Hurwitz cannot disclose whether Washington University was one of the 30 highly selective institutions that provided him with data. But according to the Office of Undergraduate admissions, the legacy trend is observable at Washington University.

“For as long as I can remember, the Admissions Office has tried to continue family relationships whenever possible,” said Julie Shimabukuro, director of undergraduate admissions. “In the fall 2010 freshman class, approximately 5 percent of admitted students had one or more parent graduate from the University.”

According to Shimabukuro, applicants who have at least one Wash. U. graduate as a parent are admitted to the University at a higher rate than others. For example, last fall, the difference in probability of admission between non-legacy and legacy applicants was approximately 21 to 38 percent.

But according to Shimabukuro, this discrepancy may be due to the difference in admission rates between early decision and regular decision admission rounds. Nearly half of enrolling legacies were admitted in the early decision round.

“Because our admit rate in the early decision round is usually higher than in the regular round for all applicants, not just legacies, one would expect to see a higher admit rate overall [for legacy applicants],” Shimabukuro said.

Junior Anna-Marie Muchen thinks the “legacy factor” is fine.

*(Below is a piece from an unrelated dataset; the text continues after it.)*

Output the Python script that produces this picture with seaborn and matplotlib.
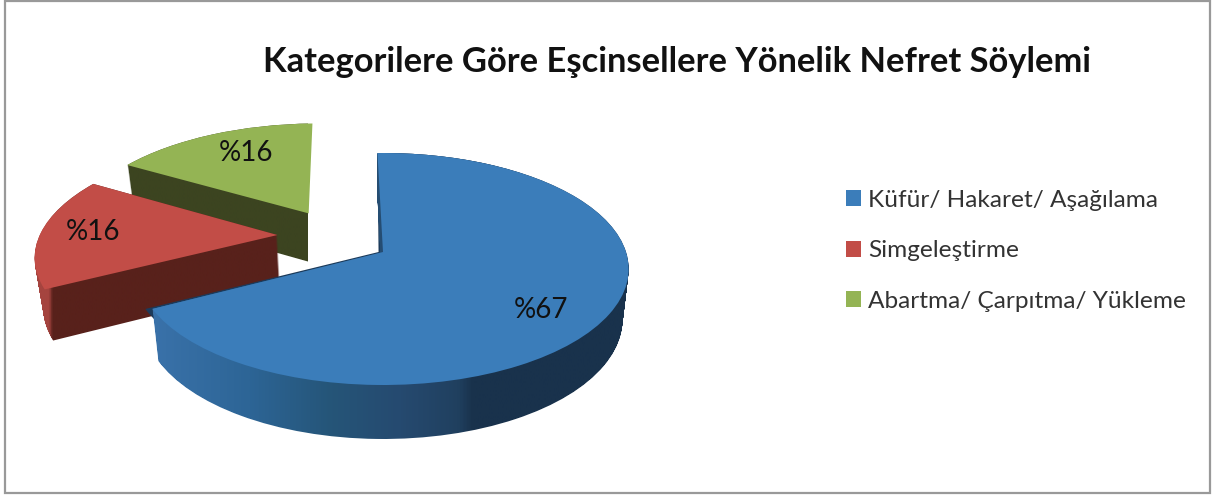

“When it comes to two equally qualified applicants, colleges need to use something to decide between them,” Muchen said. “Even though legacies may have a higher chance of getting in, colleges are still going to admit those that they feel are a fit for the school.”

According to Hurwitz, the admittance rate for legacy students at the schools he sampled does not greatly decrease other students’ odds of acceptance. This is due in part to the large applicant pool at the sampled schools.

“My sense is that the percentage [of legacy advantage over non-legacy] has been dropping over the years, as the applications have risen,” Shimabukuro said. “As you can imagine, it has been difficult to admit all of the students who would like to attend Washington University, even those who have a family relationship.”